A qualité de premier clerc, tout stagiaire aux fonctions d’huissier de justice remplissant les conditions définies aux articles 24 et 25 de la présente loi et ayant accompli deux (02) ans de collaboration non discontinue. »
L’article 35 du règlement intérieur ainsi qu’il est libellé semble restrictif en ce qu’il pourrait écarter de la compétition à l’examen professionnel d’huissier de justice des candidats qui auraient reçu leur formation à l’extérieur du territoire national.
Les conditions générales d’aptitude prévues par la loi notamment en son article 24 ont trait aux garanties professionnelles qui tiennent à la profession d’un diplôme universitaire, à l’accomplissement d’un stage professionnel d’un délai de trois (03) ans sanctionné par une attestation de la qualité de premier clerc et à la réussite à l’examen professionnel d’huissier de justice.
L’examen professionnel d’huissier de justice est alors ouvert à tous les nationaux présentant ces garanties professionnelles dont l’accomplissement au stage professionnel. Peu importe que la formation professionnelle ait été reçue ailleurs ou sur le territoire national. Il n’y a pas lieu d’opérer de distinction là où la loi ne distingue pas.
Par ailleurs, aux termes d’une part, de l’article 98, 6ème tiret de la Constitution, sont du domaine de la loi les règles concernent le statut des officiers ministériels et des auxiliaires de justice et d’autre part, de l’article 100 alinéa 1 de la même Constitution, les matières autres que celles qui sont du domaine de la loi ont un caractère règlementaire.
Il en découle que le règlement intérieur est donc un acte règlementaire. A ce titre, il ne saurait s’affranchir de cette délimitation des compétences en cantonnant le lieu du stage professionnel au territoire national et ce, dans un domaine réservé au législateur ; autrement, le règlement intérieur aurait la même force juridique que la loi à laquelle il doit se conformer sans la contredire ou la restreindre.

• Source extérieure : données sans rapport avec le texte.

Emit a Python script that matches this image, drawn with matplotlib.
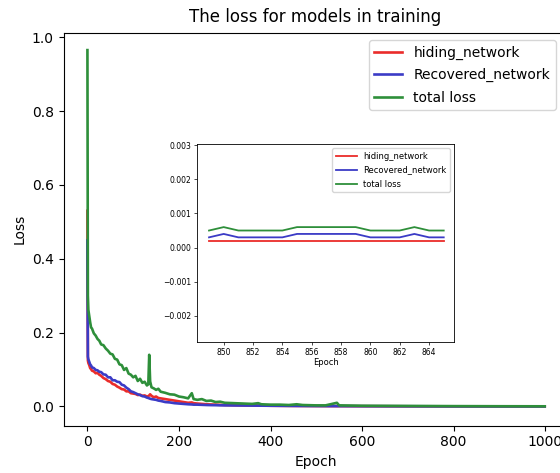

En sus, l’article 35 alinéa 1er du règlement intérieur viole le principe d’égalité devant la loi qui assure le même traitement à tous ceux qui remplissent les mêmes conditions légales, lequel principe est prévu par les articles 26 alinéa 1 de la Constitution et 3 point 1 de la Charte Africaine des Droits de l’Homme et des Peuples qui disposent respectivement :
Article 26 alinéa 1 de la Constitution : « L’Etat assure à tous l’égalité devant la loi sans distinction d’origine, de race, de sexe, de religion, d’opinion politique ou de position sociale ».
Article 3 point 1 de la Charte Africaine des Droits de l’homme et des Peuples : « Toutes les personnes bénéficient d’une totale égalité devant la loi ».
En effet, ce principe d’égalité régit l’accès au service public et domine le régime du concours, l’huissier de justice étant considéré comme « un délégataire du service public ».
C’est à la lumière des observations ci-dessus faites que je vous saurais gré des dispositions diligentes que vous voudriez bien prendre pour faire modifier le règlement intérieur de la chambre nationale des huissiers de justice en son article 35 alinéa 1er par la suppression du groupe de mots « sur le territoire national ».
Je vous prie de croire, Madame le Président, à ma considération distinguée.